Wes and I have always framed our contests within a match play format.  The contest is so much more balanced, even though there's some distance between his handicap and mine.  (Let's face it.  Wes is the better golfer.)  I get a shot on the most difficult holes, but we're going head-to-head on most of them.  In our 3-round match last week, everything came down to a putt on the 17th hole of the 3rd round.  That's really match play at its best, intense, close, sharp competition.  (We just can't count that awful 18th hole at Indian Valley-- both of us succumbed to golf disasters.)  It's not over until it's over in match play.

Barb always organizes an annual match play tournament for the Star Fort Ladies Golf Association that engages everybody and tends to run over 8 or 10 weeks because we're all responsible for arranging our own matches.  I still savor the match I played against the prevailing women's club champion several years ago.  Like Wes, she was by far the better golfer and so I had some shots on the more difficult holes.  But the match went back and forth, with me 1 up, with Lynn 1 up, with us all square, back and forth it went.  By the 16th hole we'd collected a gallery.  I really think everybody was astonished that I was still upright and playing golf.  In any case, we finished 18 all square and, without any prior arrangement in the tournament rules (Barb had apparently not anticipated this outcome for any of the matches), we made a pit stop in the club house and returned to the first tee.  All square at the end of the 19th hole.  On to #2.  I lost on a bad chip.  Lynn took the hole by one shot and won the match.  It's not over until it's over in match play.

I learned something from that match that has informed my game plan to today.  My putt begins with my chip.  No matter how good my putting, if I can't chip and get in close, I'm not going to win.  I began that day to work on my chipping, and it's still the shot I practice most, with everything from my 7 iron to my sand wedge.  Barb occasionally chips with one of her hybrids, and Wes has been known to use his 3 wood, but Wes uses his 3 wood to putt some times.

Then there's the Pumpkin Cup, which will get more blog attention later in the fall.  This annual match play tournament between the Star Fort Ladies Golf Association and the Woodfin Ridge Ladies Golf Association is modeled on the Solheim Cup, although the 4-ball format isn't used in the Pumpkin Cup.  The Pumpkin Cup began as a way to extend the interclub golf season, sort of a superbowl event in women's amateur golf.  Several years ago some women at Woodfin Ridge challenged some women at Star Fort to raise a team and spend a weekend in late October competing for a cheap pressed glass pumpkin in a match play tournament.  As you might imagine, the event has evolved.  There are team colors, Saturday and Sunday "uniforms," the emergence of a fierce rivalry, the loss of the glass pumpkin, the reclaiming of the glass pumpkin, disputes about the formula for the pairings, strategy sessions, all designed to whip all of us into a wild frenzy leading up to the weekend in late October when we take to the course and, with our vest best games, give it everything we have in every match.

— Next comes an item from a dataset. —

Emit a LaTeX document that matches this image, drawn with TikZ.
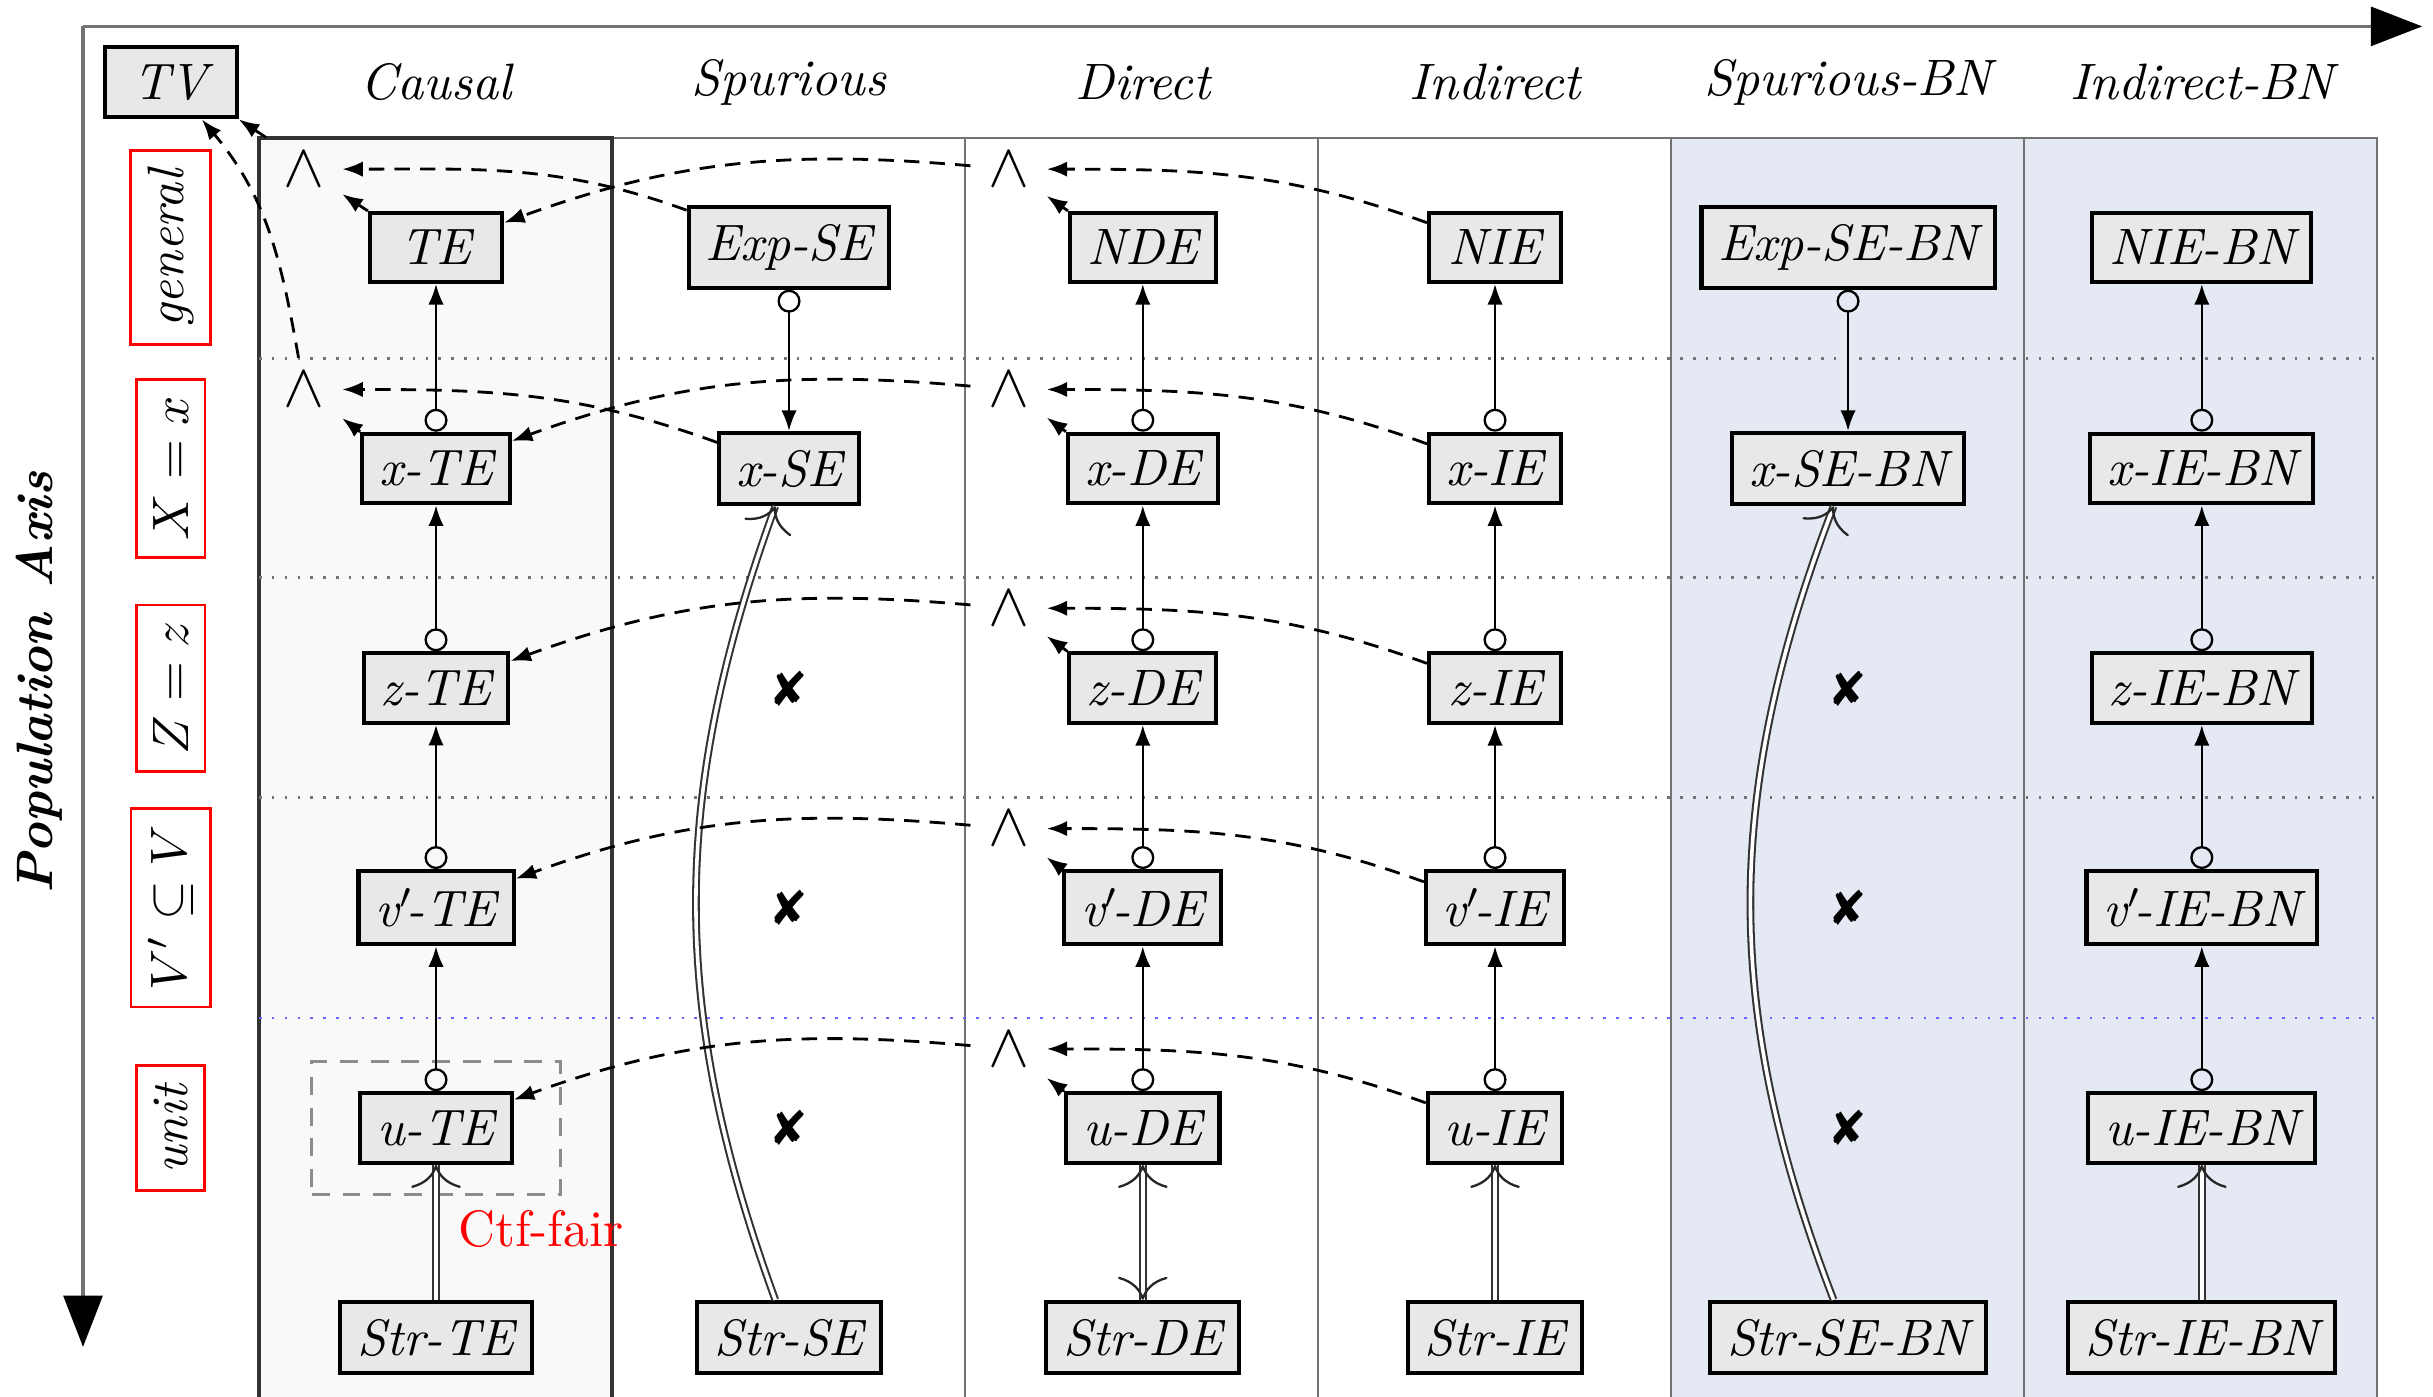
\documentclass[tikz,border=0pt]{standalone}
\usepackage{pifont}
\usetikzlibrary{arrows.meta}
\definecolor{boxgray}{gray}{0.91}
\definecolor{lanegray}{gray}{0.975}
\definecolor{laneblue}{RGB}{228,233,244}
\newcommand{\vpr}{v$'$\kern-1.3pt}
\begin{document}
\begin{tikzpicture}[x=0.303pt,y=0.303pt,
  box/.style={draw=black, line width=0.8pt, fill=boxgray, minimum width=25.8pt, font=\itshape},
  andnode/.style={minimum width=14.5pt, minimum height=12pt, inner sep=0pt, font=\fontsize{11.5}{12}\selectfont},
  hdr/.style={font=\itshape},
  lab/.style={draw=red, line width=0.5pt, rotate=90, inner sep=3.3pt},
  vert/.style={line width=0.45pt, {Circle[open,length=4.5pt,width=4.5pt]}-{Latex[length=4pt,width=3pt]}},
  dsh/.style={line width=0.55pt, dash pattern=on 3pt off 2pt, -{Latex[length=4pt,width=3pt]}},
  imp/.tip={To[length=4.5pt,width=9.7pt,line width=0.45pt,color=black!85]},
  dblline/.style={double, double distance=0.7pt, line width=0.4pt, draw=black!80},
  imptip/.style={draw=white, line width=0.2pt, -imp},
  imptipboth/.style={draw=white, line width=0.2pt, imp-imp},
  xmark/.style={font=\fontsize{9.5}{9.5}\selectfont},
  lane/.style={draw=black!55, line width=0.5pt},
  rowsep/.style={dotted, line width=0.5pt, draw=black!55}
]
\useasboundingbox (0,0) rectangle (1568,900);
% lanes
\fill[lanegray] (167,-10) rectangle (394.5,811);
\fill[laneblue] (1077,-10) rectangle (1532,811);
\draw[lane] (394.5,-10) -- (394.5,811) -- (1532,811) -- (1532,-10);
\foreach \x in {622,849.5,1077,1304.5} \draw[lane] (\x,-10) -- (\x,811);
\draw[draw=black!80, line width=0.8pt] (167,-10) rectangle (394.5,811);
% row separators
\foreach \y in {669,528,386} \draw[rowsep] (167,\y) -- (1532,\y);
\draw[rowsep, draw=blue!60] (167,244) -- (1532,244);
% axes
\coordinate (O) at (53.5,883);
\coordinate (XE) at (1561,883);
\coordinate (YE) at (53.5,32);
\draw[black!55, line width=0.6pt, -{Triangle[length=10pt,width=7.6pt,color=black]}] (O) -- (XE);
\draw[black!55, line width=0.6pt, -{Triangle[length=10pt,width=7.6pt,color=black]}] (O) -- (YE);
\node[rotate=90, font=\bfseries\itshape] (pax) at (25,460) {Population\enspace Axis};
% headers
\node[box] (TV) at (110,847) {TV};
\node[hdr] (hA) at (281,847) {Causal};
\node[hdr] (hB) at (508.5,847) {Spurious};
\node[hdr] (hC) at (736.5,847) {Direct};
\node[hdr] (hD) at (963.5,847) {Indirect};
\node[hdr] (hE) at (1191,847) {Spurious-BN};
\node[hdr] (hF) at (1419,847) {Indirect-BN};
% row labels
\node[lab] (lg) at (110,740.5) {\textit{general}};
\node[lab] (lx) at (110,598) {$X = x$};
\node[lab] (lz) at (110,456.5) {$Z = z$};
\node[lab] (lv) at (110,315) {$V' \subseteq V$};
\node[lab] (lu) at (110,173) {\textit{unit}};
% ctf-fair box
\node[draw=black!45, dash pattern=on 3.5pt off 2.5pt, line width=0.6pt, minimum width=48.5pt, minimum height=26pt] (ctfbox) at (281,172.9) {};
\node[text=red] (ctf) at (348.5,108) {Ctf-fair};
% causal
\node[box] (TE) at (281,740.5) {TE};
\node[box] (xTE) at (281,598) {x-TE};
\node[box] (zTE) at (281,456.5) {z-TE};
\node[box] (vTE) at (281,315) {\vpr-TE};
\node[box] (uTE) at (281,173) {u-TE};
\node[box] (StrTE) at (281,38) {Str-TE};
% spurious
\node[box] (ExpSE) at (508.5,740.5) {Exp-SE};
\node[box] (xSE) at (508.5,598) {x-SE};
\node[xmark] (xs1) at (508.5,456.5) {\ding{56}};
\node[xmark] (xs2) at (508.5,315) {\ding{56}};
\node[xmark] (xs3) at (508.5,173) {\ding{56}};
\node[box] (StrSE) at (508.5,38) {Str-SE};
% direct
\node[box] (NDE) at (736.5,740.5) {NDE};
\node[box] (xDE) at (736.5,598) {x-DE};
\node[box] (zDE) at (736.5,456.5) {z-DE};
\node[box] (vDE) at (736.5,315) {\vpr-DE};
\node[box] (uDE) at (736.5,173) {u-DE};
\node[box] (StrDE) at (736.5,38) {Str-DE};
% indirect
\node[box] (NIE) at (963.5,740.5) {NIE};
\node[box] (xIE) at (963.5,598) {x-IE};
\node[box] (zIE) at (963.5,456.5) {z-IE};
\node[box] (vIE) at (963.5,315) {\vpr-IE};
\node[box] (uIE) at (963.5,173) {u-IE};
\node[box] (StrIE) at (963.5,38) {Str-IE};
% spurious-BN
\node[box] (ExpSEBN) at (1191,740.5) {Exp-SE-BN};
\node[box] (xSEBN) at (1191,598) {x-SE-BN};
\node[xmark] (xb1) at (1191,456.5) {\ding{56}};
\node[xmark] (xb2) at (1191,315) {\ding{56}};
\node[xmark] (xb3) at (1191,173) {\ding{56}};
\node[box] (StrSEBN) at (1191,38) {Str-SE-BN};
% indirect-BN
\node[box] (NIEBN) at (1419,740.5) {NIE-BN};
\node[box] (xIEBN) at (1419,598) {x-IE-BN};
\node[box] (zIEBN) at (1419,456.5) {z-IE-BN};
\node[box] (vIEBN) at (1419,315) {\vpr-IE-BN};
\node[box] (uIEBN) at (1419,173) {u-IE-BN};
\node[box] (StrIEBN) at (1419,38) {Str-IE-BN};
% and nodes
\node[andnode] (andc0) at (196,791) {$\wedge$};
\node[andnode] (andc1) at (196,649) {$\wedge$};
\node[andnode] (andd0) at (650,791) {$\wedge$};
\node[andnode] (andd1) at (650,649) {$\wedge$};
\node[andnode] (andd2) at (650,508) {$\wedge$};
\node[andnode] (andd3) at (650,366) {$\wedge$};
\node[andnode] (andd4) at (650,224) {$\wedge$};
% vertical arrows
\foreach \a/\b in {xTE/TE,zTE/xTE,vTE/zTE,uTE/vTE,
                   xDE/NDE,zDE/xDE,vDE/zDE,uDE/vDE,
                   xIE/NIE,zIE/xIE,vIE/zIE,uIE/vIE,
                   xIEBN/NIEBN,zIEBN/xIEBN,vIEBN/zIEBN,uIEBN/vIEBN,
                   ExpSE/xSE,ExpSEBN/xSEBN}
  \draw[vert] (\a) -- (\b);
% double arrows
\foreach \a/\b in {StrTE/uTE,StrIE/uIE,StrIEBN/uIEBN}{
  \draw[dblline] (\a) -- (\b);
  \draw[imptip] (\a) -- (\b);
}
\draw[dblline] (StrDE) -- (uDE);
\draw[imptipboth] (StrDE) -- (uDE);
\draw[dblline] (StrSE) to[bend left=20] (xSE);
\draw[imptip] (StrSE) to[bend left=20] (xSE);
\draw[dblline] (StrSEBN) to[bend left=21] (xSEBN);
\draw[imptip] (StrSEBN) to[bend left=21] (xSEBN);
% dashed arrows to TV
\draw[dsh] (andc0.north west) -- (TV.south east);
\draw[dsh] (andc1) to[out=100,in=-50] (TV);
% causal and-nodes
\draw[dsh] (TE.north west) -- (andc0);
\draw[dsh] (xTE.north west) -- (andc1);
\draw[dsh] (ExpSE) to[out=160,in=0] (andc0);
\draw[dsh] (xSE) to[out=160,in=0] (andc1);
% direct and-nodes
\foreach \n/\d/\i/\t in {0/NDE/NIE/TE,1/xDE/xIE/xTE,2/zDE/zIE/zTE,3/vDE/vIE/vTE,4/uDE/uIE/uTE}{
  \draw[dsh] (\d.north west) -- (andd\n);
  \draw[dsh] (\i) to[out=160,in=0] (andd\n);
  \draw[dsh] (andd\n) to[out=175,in=20] (\t);
}
\end{tikzpicture}
\end{document}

Last year Woodfin Ridge hosted the Pumpkin Cup and at the end of Saturday the board looked dismal for the Star Fort team:  Woodfin Ridge - 10, Star Fort -0.  It wasn't as bad as it looks.  We had lost 7 matches by a single hole, some by a single putt.  Because we were defending the Pumpkin, we had only to play to a tie to keep the Pumpkin (our agreed-upon rule in order to avoid a late Sunday afternoon tie-breaker), but going in to Sunday we were faced with winning every match in order to tie the tournament up and keep the pumpkin.  We played out hearts out and when the day was don it was Woodfin Ridge - 11, Star Fort 9, and we'd lost the pumpkin.

But like Stacy Lewis and Paula Creamer in 2011, even as we stood to the side and as watched the Woodfin Ridge women celebrate their victory, we plotted our revenge and vowed to take back the pumpkin this October.  Because in match play, it's not over until it's over.